Repeat exactly the lines from the line with "Write a Python" to the line with "from matplotlib.patches import Rectangle", including both, and leave out any pictures.

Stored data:

....

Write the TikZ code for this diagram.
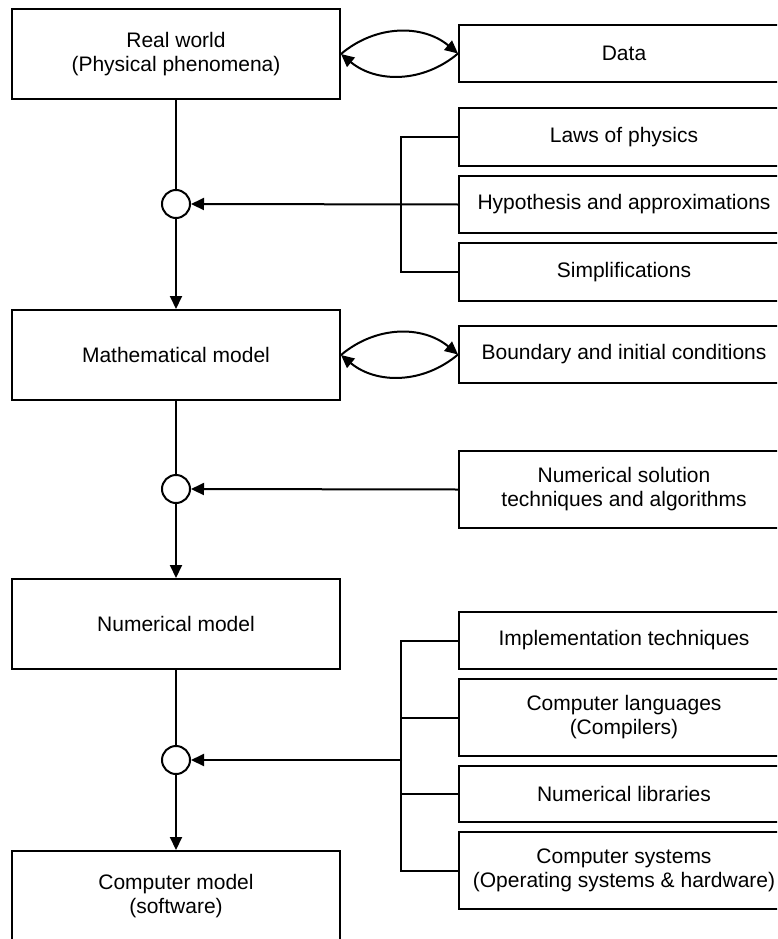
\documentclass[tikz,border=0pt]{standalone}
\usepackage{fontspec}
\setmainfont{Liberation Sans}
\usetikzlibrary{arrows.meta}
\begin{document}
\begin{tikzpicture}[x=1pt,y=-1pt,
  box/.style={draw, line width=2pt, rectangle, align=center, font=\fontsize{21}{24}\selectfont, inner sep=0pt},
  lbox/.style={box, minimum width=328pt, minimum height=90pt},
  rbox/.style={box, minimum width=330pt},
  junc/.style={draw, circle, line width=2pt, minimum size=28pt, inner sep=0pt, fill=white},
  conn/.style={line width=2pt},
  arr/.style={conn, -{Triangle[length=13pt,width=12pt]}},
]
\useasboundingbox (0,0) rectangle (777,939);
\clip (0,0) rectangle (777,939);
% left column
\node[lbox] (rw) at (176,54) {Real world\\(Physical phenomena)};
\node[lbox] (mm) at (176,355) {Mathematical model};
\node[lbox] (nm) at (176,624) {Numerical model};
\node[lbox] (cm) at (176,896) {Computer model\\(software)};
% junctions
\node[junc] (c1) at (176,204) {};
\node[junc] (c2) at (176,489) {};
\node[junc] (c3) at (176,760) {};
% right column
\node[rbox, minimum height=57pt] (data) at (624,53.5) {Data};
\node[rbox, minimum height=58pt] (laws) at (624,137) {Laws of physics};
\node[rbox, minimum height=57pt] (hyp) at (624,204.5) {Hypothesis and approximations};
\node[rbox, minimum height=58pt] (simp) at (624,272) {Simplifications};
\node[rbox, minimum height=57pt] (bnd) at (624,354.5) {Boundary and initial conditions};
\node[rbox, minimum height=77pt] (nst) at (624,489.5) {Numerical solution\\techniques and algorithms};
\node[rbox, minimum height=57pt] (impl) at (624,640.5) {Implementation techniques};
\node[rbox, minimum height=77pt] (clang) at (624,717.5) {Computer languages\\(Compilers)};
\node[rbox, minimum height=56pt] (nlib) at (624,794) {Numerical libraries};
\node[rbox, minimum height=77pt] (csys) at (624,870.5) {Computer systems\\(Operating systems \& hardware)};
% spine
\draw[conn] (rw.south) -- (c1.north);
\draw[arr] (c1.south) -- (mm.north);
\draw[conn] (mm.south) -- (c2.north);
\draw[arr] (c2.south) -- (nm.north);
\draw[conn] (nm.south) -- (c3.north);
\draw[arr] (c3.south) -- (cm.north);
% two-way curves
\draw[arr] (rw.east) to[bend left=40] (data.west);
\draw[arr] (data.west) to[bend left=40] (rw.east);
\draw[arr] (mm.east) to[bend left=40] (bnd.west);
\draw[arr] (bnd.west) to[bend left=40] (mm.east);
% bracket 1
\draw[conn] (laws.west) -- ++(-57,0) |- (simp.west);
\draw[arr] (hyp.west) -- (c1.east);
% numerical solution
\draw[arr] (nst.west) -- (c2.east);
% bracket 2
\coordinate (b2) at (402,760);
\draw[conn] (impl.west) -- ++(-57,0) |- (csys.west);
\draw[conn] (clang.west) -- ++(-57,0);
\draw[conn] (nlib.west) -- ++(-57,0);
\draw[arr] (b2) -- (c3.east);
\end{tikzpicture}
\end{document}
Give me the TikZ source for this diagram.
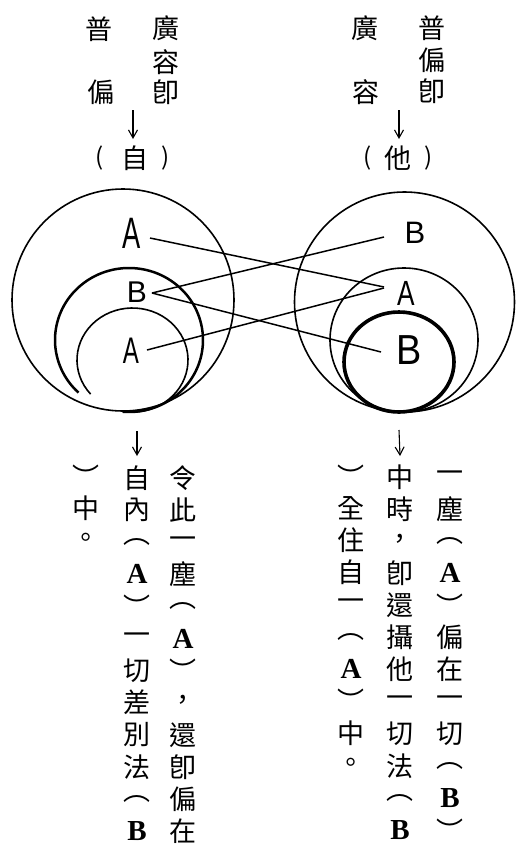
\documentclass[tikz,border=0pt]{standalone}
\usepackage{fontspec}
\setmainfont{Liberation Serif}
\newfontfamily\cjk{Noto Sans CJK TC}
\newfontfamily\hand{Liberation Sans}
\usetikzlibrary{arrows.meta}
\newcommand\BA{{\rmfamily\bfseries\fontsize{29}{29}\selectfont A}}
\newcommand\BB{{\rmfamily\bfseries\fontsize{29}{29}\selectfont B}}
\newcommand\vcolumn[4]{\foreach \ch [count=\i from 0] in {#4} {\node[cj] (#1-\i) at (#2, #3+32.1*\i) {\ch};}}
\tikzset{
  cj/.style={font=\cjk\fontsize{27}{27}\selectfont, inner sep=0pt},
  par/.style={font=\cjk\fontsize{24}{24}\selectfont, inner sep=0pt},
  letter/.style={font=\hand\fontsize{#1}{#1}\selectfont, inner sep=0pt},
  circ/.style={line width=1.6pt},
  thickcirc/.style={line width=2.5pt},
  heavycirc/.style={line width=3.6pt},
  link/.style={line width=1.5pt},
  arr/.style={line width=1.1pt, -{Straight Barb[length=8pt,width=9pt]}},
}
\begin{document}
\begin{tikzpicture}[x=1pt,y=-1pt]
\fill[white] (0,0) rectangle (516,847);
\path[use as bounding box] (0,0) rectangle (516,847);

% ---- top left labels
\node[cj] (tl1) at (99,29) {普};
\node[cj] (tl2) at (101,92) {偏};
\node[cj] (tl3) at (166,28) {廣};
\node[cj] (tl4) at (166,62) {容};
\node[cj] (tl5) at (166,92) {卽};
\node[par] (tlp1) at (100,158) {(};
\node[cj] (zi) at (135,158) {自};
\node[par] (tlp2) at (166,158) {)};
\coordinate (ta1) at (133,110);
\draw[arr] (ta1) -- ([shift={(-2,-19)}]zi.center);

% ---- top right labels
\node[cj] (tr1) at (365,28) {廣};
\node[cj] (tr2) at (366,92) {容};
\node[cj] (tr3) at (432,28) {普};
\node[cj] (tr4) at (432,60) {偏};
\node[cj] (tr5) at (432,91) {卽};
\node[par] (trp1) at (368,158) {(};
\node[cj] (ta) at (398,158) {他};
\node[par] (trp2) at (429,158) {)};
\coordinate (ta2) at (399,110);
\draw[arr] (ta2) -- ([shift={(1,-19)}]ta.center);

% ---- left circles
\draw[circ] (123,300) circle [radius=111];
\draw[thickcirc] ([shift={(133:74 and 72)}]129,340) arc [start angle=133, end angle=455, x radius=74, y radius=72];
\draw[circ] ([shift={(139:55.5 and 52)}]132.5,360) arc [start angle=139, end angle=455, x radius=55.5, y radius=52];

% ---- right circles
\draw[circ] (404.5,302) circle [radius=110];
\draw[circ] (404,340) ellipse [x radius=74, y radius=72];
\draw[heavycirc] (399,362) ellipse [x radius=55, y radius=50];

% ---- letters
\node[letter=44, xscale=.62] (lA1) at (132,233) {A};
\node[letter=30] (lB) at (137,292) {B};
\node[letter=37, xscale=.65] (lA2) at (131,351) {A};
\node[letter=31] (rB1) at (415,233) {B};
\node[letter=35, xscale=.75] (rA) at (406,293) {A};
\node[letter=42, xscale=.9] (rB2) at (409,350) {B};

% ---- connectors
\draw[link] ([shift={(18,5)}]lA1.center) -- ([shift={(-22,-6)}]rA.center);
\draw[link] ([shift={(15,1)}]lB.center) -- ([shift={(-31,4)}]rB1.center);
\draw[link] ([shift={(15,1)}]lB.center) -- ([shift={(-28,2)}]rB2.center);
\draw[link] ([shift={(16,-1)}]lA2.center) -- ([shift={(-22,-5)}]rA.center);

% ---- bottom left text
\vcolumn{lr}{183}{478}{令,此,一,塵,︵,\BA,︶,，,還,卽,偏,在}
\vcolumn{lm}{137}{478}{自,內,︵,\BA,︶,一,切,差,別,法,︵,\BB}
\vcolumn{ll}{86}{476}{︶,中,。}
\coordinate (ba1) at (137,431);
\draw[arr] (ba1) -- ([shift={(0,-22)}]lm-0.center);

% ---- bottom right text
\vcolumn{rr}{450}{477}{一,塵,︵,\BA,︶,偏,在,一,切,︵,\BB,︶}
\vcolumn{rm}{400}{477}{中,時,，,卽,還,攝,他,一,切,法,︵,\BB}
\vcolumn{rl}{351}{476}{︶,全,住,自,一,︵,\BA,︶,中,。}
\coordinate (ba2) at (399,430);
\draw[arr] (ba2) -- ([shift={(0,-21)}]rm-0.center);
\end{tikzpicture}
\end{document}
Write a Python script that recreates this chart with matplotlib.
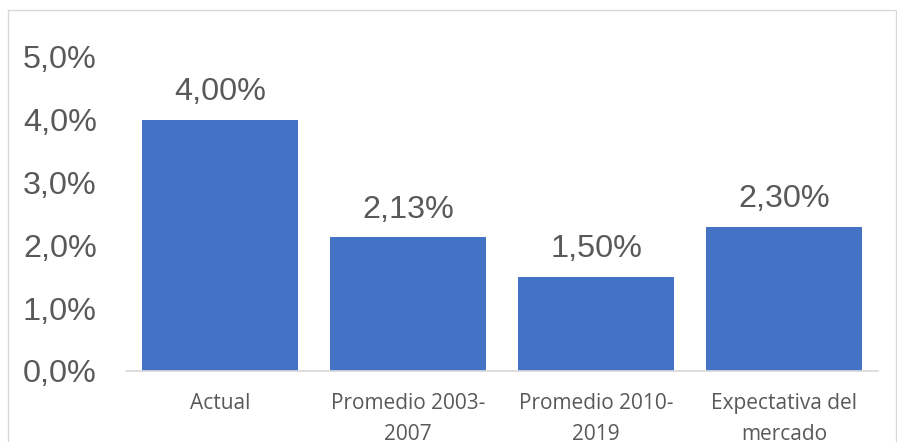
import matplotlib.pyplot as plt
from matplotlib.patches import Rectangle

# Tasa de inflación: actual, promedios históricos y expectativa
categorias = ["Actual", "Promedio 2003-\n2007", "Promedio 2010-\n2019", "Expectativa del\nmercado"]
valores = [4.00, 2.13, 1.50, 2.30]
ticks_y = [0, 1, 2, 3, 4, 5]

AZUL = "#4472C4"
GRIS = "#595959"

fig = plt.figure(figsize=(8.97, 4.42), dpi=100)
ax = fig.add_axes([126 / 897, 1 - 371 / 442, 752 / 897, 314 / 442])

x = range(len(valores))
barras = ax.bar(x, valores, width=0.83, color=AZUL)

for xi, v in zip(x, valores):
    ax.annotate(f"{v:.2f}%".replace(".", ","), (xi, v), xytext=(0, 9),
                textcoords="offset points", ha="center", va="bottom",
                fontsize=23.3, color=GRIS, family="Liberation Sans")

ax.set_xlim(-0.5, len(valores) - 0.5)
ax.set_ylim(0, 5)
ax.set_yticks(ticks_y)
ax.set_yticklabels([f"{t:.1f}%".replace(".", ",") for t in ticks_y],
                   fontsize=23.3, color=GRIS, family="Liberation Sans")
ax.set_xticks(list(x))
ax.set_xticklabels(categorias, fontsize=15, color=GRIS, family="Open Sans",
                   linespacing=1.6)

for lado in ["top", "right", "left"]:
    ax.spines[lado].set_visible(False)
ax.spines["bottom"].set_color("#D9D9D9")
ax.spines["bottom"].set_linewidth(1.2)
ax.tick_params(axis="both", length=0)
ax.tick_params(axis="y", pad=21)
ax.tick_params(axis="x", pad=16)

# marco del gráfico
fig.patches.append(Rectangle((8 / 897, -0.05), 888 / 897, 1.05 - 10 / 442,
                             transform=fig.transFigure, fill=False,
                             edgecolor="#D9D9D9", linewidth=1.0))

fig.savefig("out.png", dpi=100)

....

[Exercise answer]
Write a Python script that recreates this chart with matplotlib.
import matplotlib.pyplot as plt
from matplotlib.patches import Rectangle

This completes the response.